More than 50 Russian teachers are expected to  work with Russian-language schools in Tajikistan beginning on September 1 this year, teaching a variety of subjects, including math, chemistry, biology and computer science.

“29 Russian teachers arrived in Tajikistan at the start of the 2017-2018 academic year.  They have worked with schools in Dushanbe, Khorog, the capital of the Gorno-Badakhshan Autonomous Region (GBAO), Khatlon, Sughd and districts subordinate to the center.  Of them, only thee have returned to Russia while the remaining 26 teachers have remained in Tajikistan for one more year,” Mikhail Vozhdayev, the head of Russian Center of Sconce and Culture {Rossotrudnichestvo) in Tajikistan, told Asia-Plus in an interview.

According to him, 26 another Russian teachers will join them in a new academic year.  “They will work with schools not only in Dushanbe and Khujand but also in other regions of the country,” said Vozhdayev.  “Thus, three of them will work with Presidential Lyceum in Khorog.”       

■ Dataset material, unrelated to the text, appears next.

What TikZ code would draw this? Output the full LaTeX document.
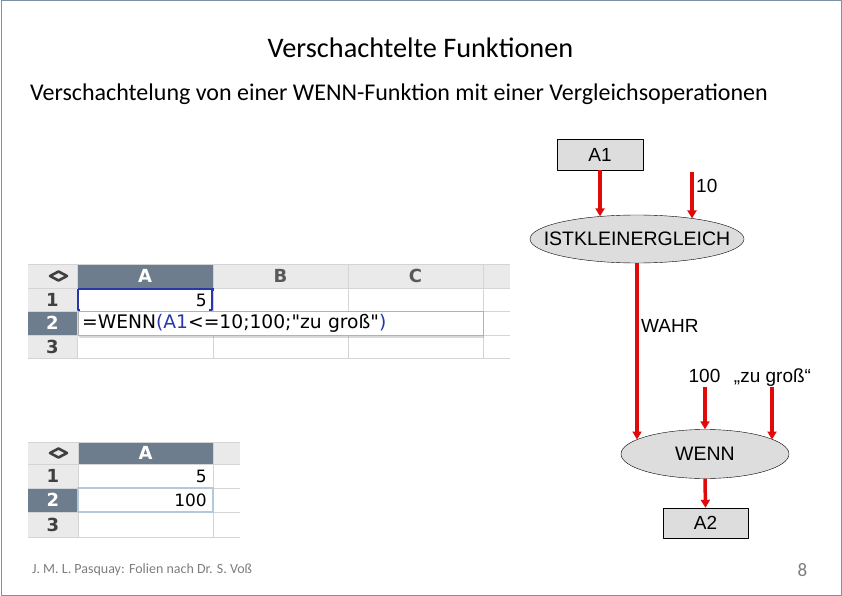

Recall, Russia at the start of the 2017-2018 academic year sent 29 teachers to secondary schools in Tajikistan.  Teachers from the Russian regions of Kostroma, Kemerovo, Bashkortostan, Daghestan, and Tatarstan have arrived in Tajikistan to teach subjects such as mathematics, physics, biology, chemistry, computer science, Russian, and others at secondary schools where teaching is conducted in Russian.

The government-sponsored Russian World Foundation, which promotes the Russian language and culture abroad, noted in August last year that Russia has provided Tajikistan with 20 tons of textbooks on various subjects by September 1, 2017.

Authorities in Russia make no secret that assistance exercises like these are potentially valuable tools in the country’s soft power armory, similar in some ways to the U.S.-funded Peace Corps volunteer program, although the scale for now is much more modest.

Last August, as the participants of the pilot project mustered in Moscow, Valentina Matviyenko, the chair of Russia’s upper house (Federation Council) of parliament reportedly told them that “your work is in effect that of goodwill ambassadors, envoys of Russian knowledge and culture.”  

On April 5 this year, Russian Foreign Minister Sergei Lavrov said during a meeting in Moscow with his Tajik counterpart, Sirojiddin Muhriddin, that there are plans to build another five Russian-language schools in Tajikistan, but he provided no timeframe.

The education sector in Tajikistan has been in decline after collapse of the Soviet Union in 1991 and many Tajik nationals have described the effort to bring over Russian teachers as a much-needed remedy.